As someone who’s been tirelessly advocating for the inclusion of people with disabilities in the digital space for over 20 years, I’ve lost track of the number of times I’ve had to explain to people that accessibility is more than just a business expense. As the old saying goes, if I’d been given a dollar for every time that someone brought up the argument that “people with disabilities have no money anyway” to justify their inactions towards accessible content and more inclusive design, well, let’s just say I’d be much closer to financial independence than I am today.

“Blind people don’t use computers. Seniors hate technology. Of course, everyone knows how to use the web. Why spend our time ensuring such basic things when there are so many cool, innovative technologies to pursue, and so many new boundaries to push?” The truth of the matter is, when it comes to people with disabilities, the elderly, or anyone marginalized by the way we create digital content, this very heterogeneous group represents a much bigger market than most people realize. And if they did, the digital landscape would look a hell of a lot different for those who currently struggle with what the rest of us takes for granted.

As a matter of fact, I’d argue that people with disabilities are a market that is not only ripe for the taking but once that is by far and large, literally untapped! According to the American Institutes for Research (AIR), working-age Americans with disabilities (those between the ages of 16 and 64), collectively control over $490 billion a year in after-tax, disposable income. And when you look at the data for seniors, research conducted by the U.S. Department of Labor shows that Americans aged 50 years and older are estimated to control over $1.7 trillion in discretionary spending power and enjoy a net worth of over $17 trillion. Why would any business not want to tap into that?

People with disabilities and the elderly. Are you comfortable adding those two completely distinct demographics together? I certainly am. According to the same research from the American Institutes for Research, at $490 billion annually, the community of people with disabilities, a community that is by far, one of the largest minority groups on the web, is right up there with other communities anyone in their right minds would ever consider not marketing to, such as the Black community which collectively controls about $501 billion annually, or the Latinx community which controls about $582 billion per year.

So I’m always baffled when savvy business people play the “it’s too expensive to care about accessibility” card. In fact, in light of all of this data, I’d argue that one of the smartest business investments or moves an organization can make is focusing really hard on making their content accessible to those who are traditionally marginalized by inaccessible content, products, and services. And it’s not only the money organizations are leaving on the table as a result of not paying attention to this untapped market. It’s also the opportunities that are lost for those who are limited in the way they can contribute to society, as well as what we as a society are losing because these same people are systematically left out!

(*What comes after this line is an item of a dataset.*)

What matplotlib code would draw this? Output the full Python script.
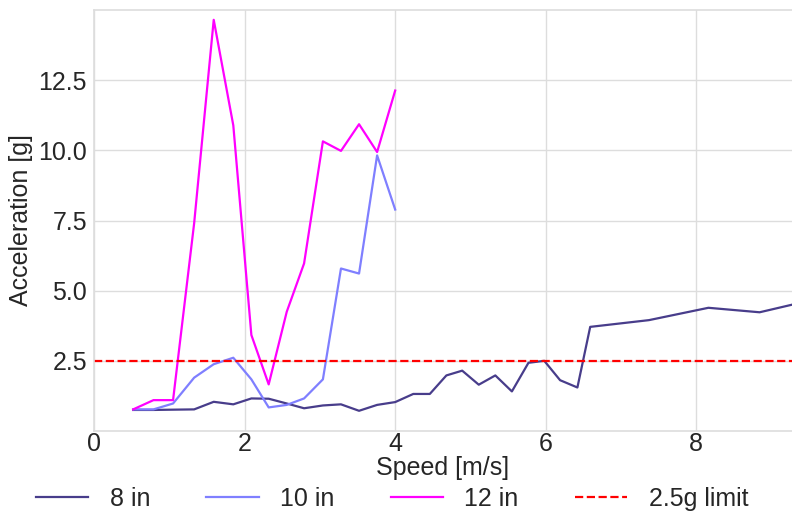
import matplotlib
matplotlib.use("Agg")
import matplotlib.pyplot as plt

plt.rcParams['font.family'] = ['Liberation Sans', 'DejaVu Sans']

speed_8 = [0.52, 0.79, 1.05, 1.33, 1.59, 1.85, 2.09, 2.32, 2.56, 2.79, 3.04, 3.28, 3.52, 3.76, 4.0,
           4.24, 4.46, 4.68, 4.89, 5.11, 5.33, 5.55, 5.77, 5.98, 6.19, 6.42, 6.59, 7.37, 8.16, 8.84, 9.27]
acc_8 = [0.75, 0.75, 0.76, 0.77, 1.04, 0.95, 1.16, 1.15, 0.98, 0.81, 0.91, 0.95, 0.72, 0.93, 1.03,
         1.32, 1.32, 1.98, 2.15, 1.65, 1.98, 1.41, 2.43, 2.50, 1.81, 1.55, 3.71, 3.95, 4.39, 4.23, 4.5]

speed_10 = [0.52, 0.79, 1.05, 1.33, 1.59, 1.85, 2.09, 2.32, 2.56, 2.79, 3.04, 3.28, 3.52, 3.76, 4.0]
acc_10 = [0.77, 0.77, 0.98, 1.90, 2.38, 2.61, 1.84, 0.84, 0.93, 1.16, 1.84, 5.79, 5.61, 9.82, 7.89]

speed_12 = [0.52, 0.79, 1.05, 1.33, 1.59, 1.85, 2.09, 2.32, 2.56, 2.79, 3.04, 3.28, 3.52, 3.76, 4.0]
acc_12 = [0.77, 1.10, 1.10, 7.4, 14.65, 10.89, 3.42, 1.66, 4.25, 5.97, 10.32, 9.98, 10.93, 9.94, 12.13]

limit = 2.5
labels = ["8 in", "10 in", "12 in", "2.5g limit"]

fig = plt.figure(figsize=(7.92, 5.15), dpi=100)
ax = fig.add_axes([94/792, (515-431)/515, (792-94)/792, 421/515])

ax.plot(speed_8, acc_8, color="#483D8B", lw=1.6, label=labels[0])
ax.plot(speed_10, acc_10, color="#7F7FFF", lw=1.6, label=labels[1])
ax.plot(speed_12, acc_12, color="#FF00FF", lw=1.6, label=labels[2])
ax.axhline(limit, color="red", ls="--", lw=1.6, label=labels[3])

ax.set_xlim(0, 9.27)
ax.set_ylim(0, 15)
ax.set_xticks([0, 2, 4, 6, 8])
ax.set_yticks([2.5, 5.0, 7.5, 10.0, 12.5])
ax.set_yticklabels(["2.5", "5.0", "7.5", "10.0", "12.5"])
ax.grid(True, color="#dddddd", lw=1)
ax.set_axisbelow(True)
for s in ax.spines.values():
    s.set_color("#dddddd")
    s.set_linewidth(1.2)
ax.spines['right'].set_visible(False)
ax.tick_params(axis='both', length=0, labelsize=18, colors="#262626")
ax.tick_params(axis='x', pad=1)
ax.tick_params(axis='y', pad=5)
ax.set_xlabel("Speed [m/s]", fontsize=18, color="#262626", labelpad=0)
ax.set_ylabel("Acceleration [g]", fontsize=18, color="#262626", labelpad=4)

fig.legend(loc="lower center", bbox_to_anchor=(0.495, -0.035), ncol=4, frameon=False,
           fontsize=18, handlelength=2.1, columnspacing=2.25, handletextpad=0.85,
           labelcolor="#262626")

fig.savefig("out.png", dpi=100)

And even though these figures are for the United States, we can observe very similar trends up here in Canada, with the Ontarian Chamber of Commerce estimating the after-tax disposable income of people with disabilities to be at around $55 billion annually. When you think that the population ratio between the U.S and Canada is roughly 9 to 1, we can see that these numbers pretty much align. Which makes it completely reasonable to extrapolate that the discretionary spending power of Canadian seniors aged 50 and older could easily be estimated at around 190 billion dollars annually.